TGV Magazine
Décembre 2000 · Christophe Deshoulière
Inoxidables Rhinocéros !
Anouilh et Ionesco - à en juger par deux spectacles très réussis - sortent du purgatoire des "vieux réacs", quarante ans après leur exclusion du théâtre dit "moderne".
Paris, 1959 : Jean Anouilh présente BecketT ou l'honneur de Dieu au Théâtre Montparnasse ; c'est un triomphe du théâtre dit "bourgeois". L'année suivante, à l'Odéon, Ionesco confie à Jean-Louis Barrault la création de Rhinocéros ; la critique remarque alors le changement d'aspect de sa dramaturgie : le poète iconoclaste devient un donneur de leçons - comme l'Antigone d'Anouilh quinze ans plus tôt, le Bérenger de Ionesco prêche la résistance juvénile... Et son auteur n'en vieillira que mieux, plus tard, à l'Académie Française. Anouilh, anarchiste de droite sans compromis avec l'institution publique, n'a jamais songé à jouer cette comédie de la respectabilité, ce qui n'empêcha pas alors la meilleure partie de la critique de les jeter tous les deux dans le même sac à vieux réacs !

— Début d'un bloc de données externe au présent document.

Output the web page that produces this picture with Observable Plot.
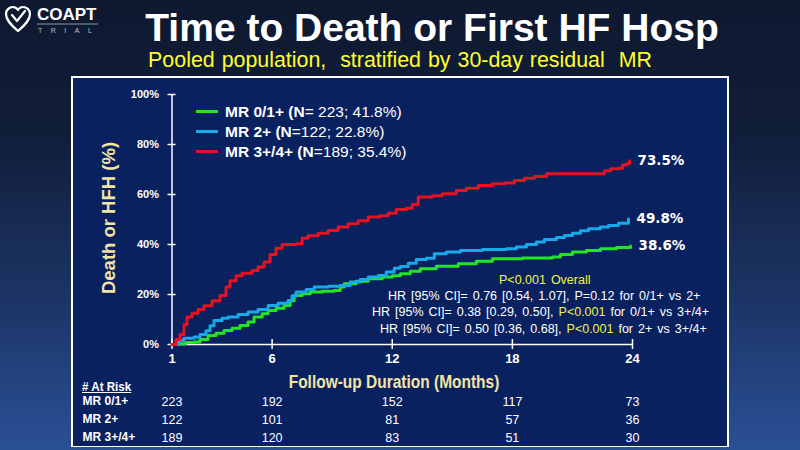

Deux générations après, deux excellents spectacles nous obligent à nuancer ces jugements. D'abord - c'est le plus simple à constater - Anouilh a travaillé Becket comme son chef d'oeuvre. Certes, on rigole, mais dans certains échanges, le Lorenzaccio de Musset rencontre la Jeanne d'Arc de Bernard Shaw, Nietzsche souffle des répliques à Saint François d'Assise et même le grand vent claudélien agite la tempête sur la Manche ! L'honneur assèche l'amour comme la pose étouffe l'amour comme la pose étouffe la passion, ce qui n'empêche pas Didier Sandre de jouer un BecketT empruntant son énergie intérieure au Soulier de Satin, pour mieux accentuer le tragique déséquilibre avec le personnage de Bernard Giraudeau : roi indigne, homme ordinaire, obsessionnel, rongé par une amitié (particulière) dont les valeurs le dépassent. Et grâce à la mise en scène sobre et très efficace de Didier Long, qui évite tous les pièges de la bonne vieille pièce en costumes, ces deux monstres sacrés s'aiment et se déchirent selon un sentiment de l'esthétique qui tient lieu de métaphysique chez les hommes d'honneur. Un régal.
Comme Anouilh supporte bien l'épreuve du temps, Ionesco sort vainqueur de la mise en scène décapante d'Éric Vigner à Lorient. Exit le décor de la France profonde des années 1950, le petit marché, le petit bureau... Un Rhinocéros gît au milieu de la scène vide, éventrée, cauchemar énorme de l'unique personnage vraisemblable de la pièce : Bérenger. Jean-Damien Barbin transforme son aventure en face à face exclusif avec la Bête. En contraste, les autres témoins de son irruption, qui se transforment tous métaphoriquement en rhinocéros, parlent avec la sententieuse lenteur des ombres dans les songes... Bérenger rêve tout ce qui l'entoure, le cerne.
La "bonne idée" d'Éric Vigner est d'avoir pris au pied de la lettre la mythomanie implicite de Bérenger : un pauvre type décalé, un marginal en rupture de travail, un professionnel de l'ennui, un alcoolique qui aurait échangé ses éléphants roses avec un monstre cornu ! Même son attitude finale de résistant n'est plus que la manifestation de son incapacité à suivre le mouvement...
Comme Becket devient un saint parce qu'il s'ennuie de ne rien aimer vraiment, l'expérience héroïque de Bérenger est purement négative. En notre fin de siècle qui subit le triomphe médiatique de la médiocrité auto-satisfaite (l'idéologie Houellebecq), il est réconfortant de constater qu'hier, même Anouilh et Ionesco avaient mieux traité cette ultime vanité - sans parler de Beckett (le vrai, l'écrivain, pas l'archevêque de Canterbury).